## SET EXERCISE
Write out the full listing exactly as given, minus the images.

## SOURCE DATA
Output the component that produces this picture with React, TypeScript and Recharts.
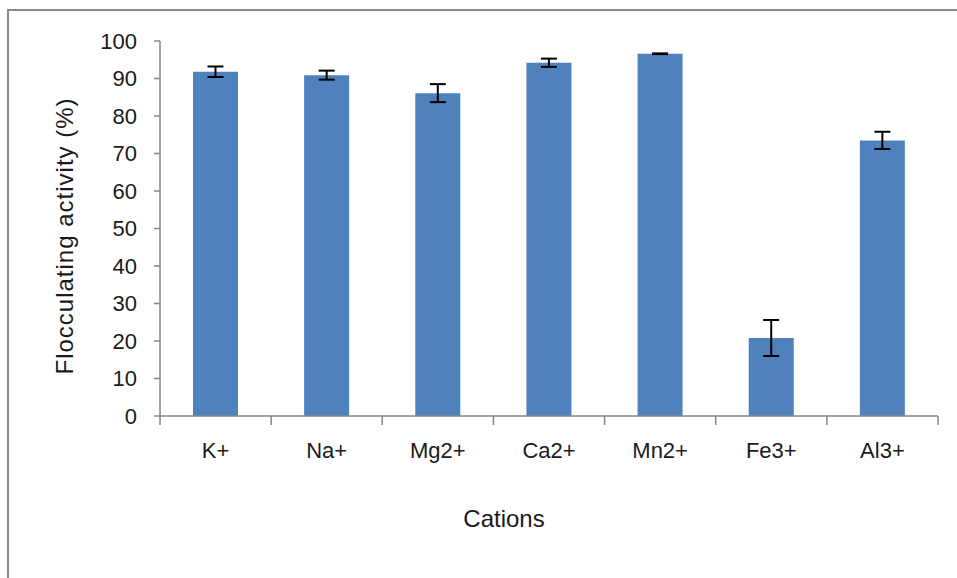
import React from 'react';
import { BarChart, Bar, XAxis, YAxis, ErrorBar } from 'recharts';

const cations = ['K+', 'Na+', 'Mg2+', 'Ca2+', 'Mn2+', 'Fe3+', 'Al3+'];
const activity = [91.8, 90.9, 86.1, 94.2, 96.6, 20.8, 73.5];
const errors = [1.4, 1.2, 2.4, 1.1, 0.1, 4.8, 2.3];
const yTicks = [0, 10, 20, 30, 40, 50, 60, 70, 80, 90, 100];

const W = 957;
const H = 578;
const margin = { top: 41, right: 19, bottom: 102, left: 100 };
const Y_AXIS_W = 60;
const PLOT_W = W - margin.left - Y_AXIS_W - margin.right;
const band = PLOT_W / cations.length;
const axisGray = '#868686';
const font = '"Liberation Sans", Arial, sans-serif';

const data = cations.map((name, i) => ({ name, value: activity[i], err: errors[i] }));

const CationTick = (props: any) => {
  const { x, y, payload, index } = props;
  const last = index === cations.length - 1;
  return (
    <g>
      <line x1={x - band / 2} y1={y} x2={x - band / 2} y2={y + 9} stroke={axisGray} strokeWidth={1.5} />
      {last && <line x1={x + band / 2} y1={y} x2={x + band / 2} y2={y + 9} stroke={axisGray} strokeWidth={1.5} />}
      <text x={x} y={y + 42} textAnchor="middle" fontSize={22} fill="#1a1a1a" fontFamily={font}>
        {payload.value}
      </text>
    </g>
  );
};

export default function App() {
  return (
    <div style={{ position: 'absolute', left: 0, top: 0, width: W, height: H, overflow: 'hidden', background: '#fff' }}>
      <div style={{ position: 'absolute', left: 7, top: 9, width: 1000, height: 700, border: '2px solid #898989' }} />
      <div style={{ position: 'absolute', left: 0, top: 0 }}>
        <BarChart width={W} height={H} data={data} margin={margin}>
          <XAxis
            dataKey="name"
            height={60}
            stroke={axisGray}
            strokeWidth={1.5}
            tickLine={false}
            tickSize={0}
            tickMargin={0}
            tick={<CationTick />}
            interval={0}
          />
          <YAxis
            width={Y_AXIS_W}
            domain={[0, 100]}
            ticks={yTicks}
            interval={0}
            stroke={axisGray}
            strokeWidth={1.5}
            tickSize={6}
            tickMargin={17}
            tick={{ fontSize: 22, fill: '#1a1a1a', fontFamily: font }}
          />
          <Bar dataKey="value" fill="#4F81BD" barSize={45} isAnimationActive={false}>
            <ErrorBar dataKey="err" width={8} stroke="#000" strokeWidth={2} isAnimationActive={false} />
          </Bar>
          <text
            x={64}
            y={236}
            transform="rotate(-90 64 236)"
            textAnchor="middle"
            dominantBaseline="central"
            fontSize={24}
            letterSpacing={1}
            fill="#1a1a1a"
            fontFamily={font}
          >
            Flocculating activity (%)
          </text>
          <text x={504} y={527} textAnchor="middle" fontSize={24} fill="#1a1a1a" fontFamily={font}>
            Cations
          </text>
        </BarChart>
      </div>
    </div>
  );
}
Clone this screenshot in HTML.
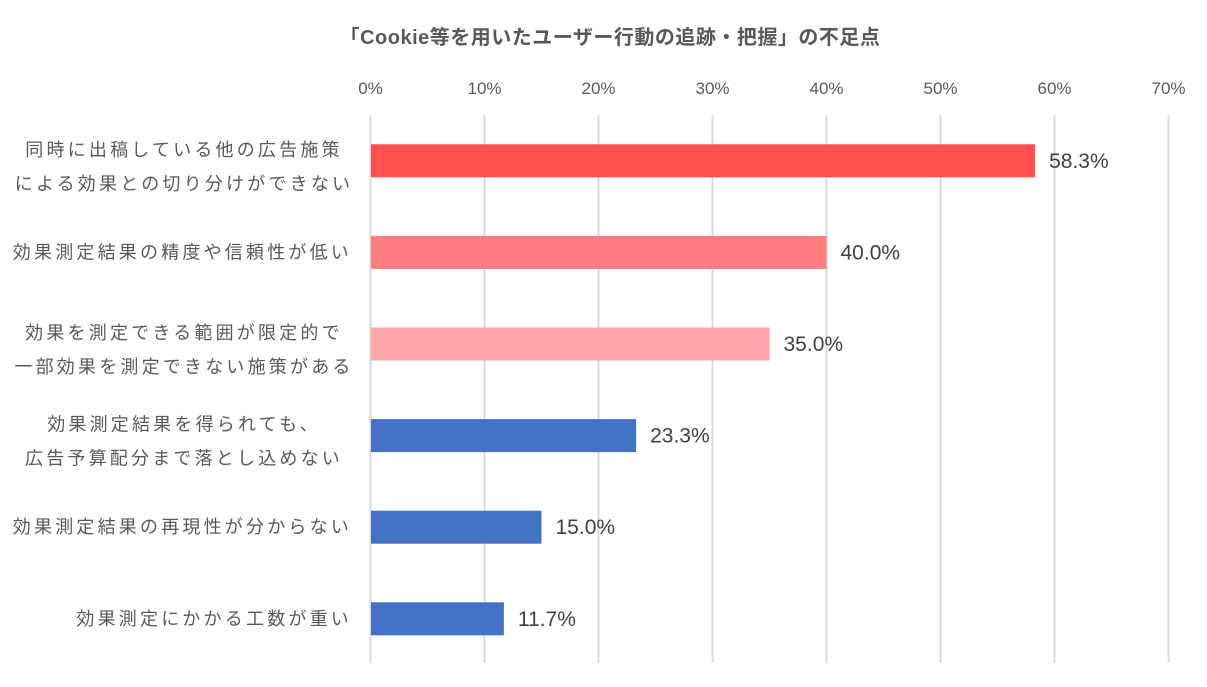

## ANSWER TO THIS TASK
Output the component that produces this picture with React, TypeScript and Recharts.
import React from 'react';
import { BarChart, Bar, XAxis, YAxis, ErrorBar } from 'recharts';

const cations = ['K+', 'Na+', 'Mg2+', 'Ca2+', 'Mn2+', 'Fe3+', 'Al3+'];
const activity = [91.8, 90.9, 86.1, 94.2, 96.6, 20.8, 73.5];
const errors = [1.4, 1.2, 2.4, 1.1, 0.1, 4.8, 2.3];
const yTicks = [0, 10, 20, 30, 40, 50, 60, 70, 80, 90, 100];

const W = 957;
const H = 578;
const margin = { top: 41, right: 19, bottom: 102, left: 100 };
const Y_AXIS_W = 60;
const PLOT_W = W - margin.left - Y_AXIS_W - margin.right;
const band = PLOT_W / cations.length;
const axisGray = '#868686';
const font = '"Liberation Sans", Arial, sans-serif';

const data = cations.map((name, i) => ({ name, value: activity[i], err: errors[i] }));

const CationTick = (props: any) => {
  const { x, y, payload, index } = props;
  const last = index === cations.length - 1;
  return (
    <g>
      <line x1={x - band / 2} y1={y} x2={x - band / 2} y2={y + 9} stroke={axisGray} strokeWidth={1.5} />
      {last && <line x1={x + band / 2} y1={y} x2={x + band / 2} y2={y + 9} stroke={axisGray} strokeWidth={1.5} />}
      <text x={x} y={y + 42} textAnchor="middle" fontSize={22} fill="#1a1a1a" fontFamily={font}>
        {payload.value}
      </text>
    </g>
  );
};

export default function App() {
  return (
    <div style={{ position: 'absolute', left: 0, top: 0, width: W, height: H, overflow: 'hidden', background: '#fff' }}>
      <div style={{ position: 'absolute', left: 7, top: 9, width: 1000, height: 700, border: '2px solid #898989' }} />
      <div style={{ position: 'absolute', left: 0, top: 0 }}>
        <BarChart width={W} height={H} data={data} margin={margin}>
          <XAxis
            dataKey="name"
            height={60}
            stroke={axisGray}
            strokeWidth={1.5}
            tickLine={false}
            tickSize={0}
            tickMargin={0}
            tick={<CationTick />}
            interval={0}
          />
          <YAxis
            width={Y_AXIS_W}
            domain={[0, 100]}
            ticks={yTicks}
            interval={0}
            stroke={axisGray}
            strokeWidth={1.5}
            tickSize={6}
            tickMargin={17}
            tick={{ fontSize: 22, fill: '#1a1a1a', fontFamily: font }}
          />
          <Bar dataKey="value" fill="#4F81BD" barSize={45} isAnimationActive={false}>
            <ErrorBar dataKey="err" width={8} stroke="#000" strokeWidth={2} isAnimationActive={false} />
          </Bar>
          <text
            x={64}
            y={236}
            transform="rotate(-90 64 236)"
            textAnchor="middle"
            dominantBaseline="central"
            fontSize={24}
            letterSpacing={1}
            fill="#1a1a1a"
            fontFamily={font}
          >
            Flocculating activity (%)
          </text>
          <text x={504} y={527} textAnchor="middle" fontSize={24} fill="#1a1a1a" fontFamily={font}>
            Cations
          </text>
        </BarChart>
      </div>
    </div>
  );
}
Clone this screenshot in HTML.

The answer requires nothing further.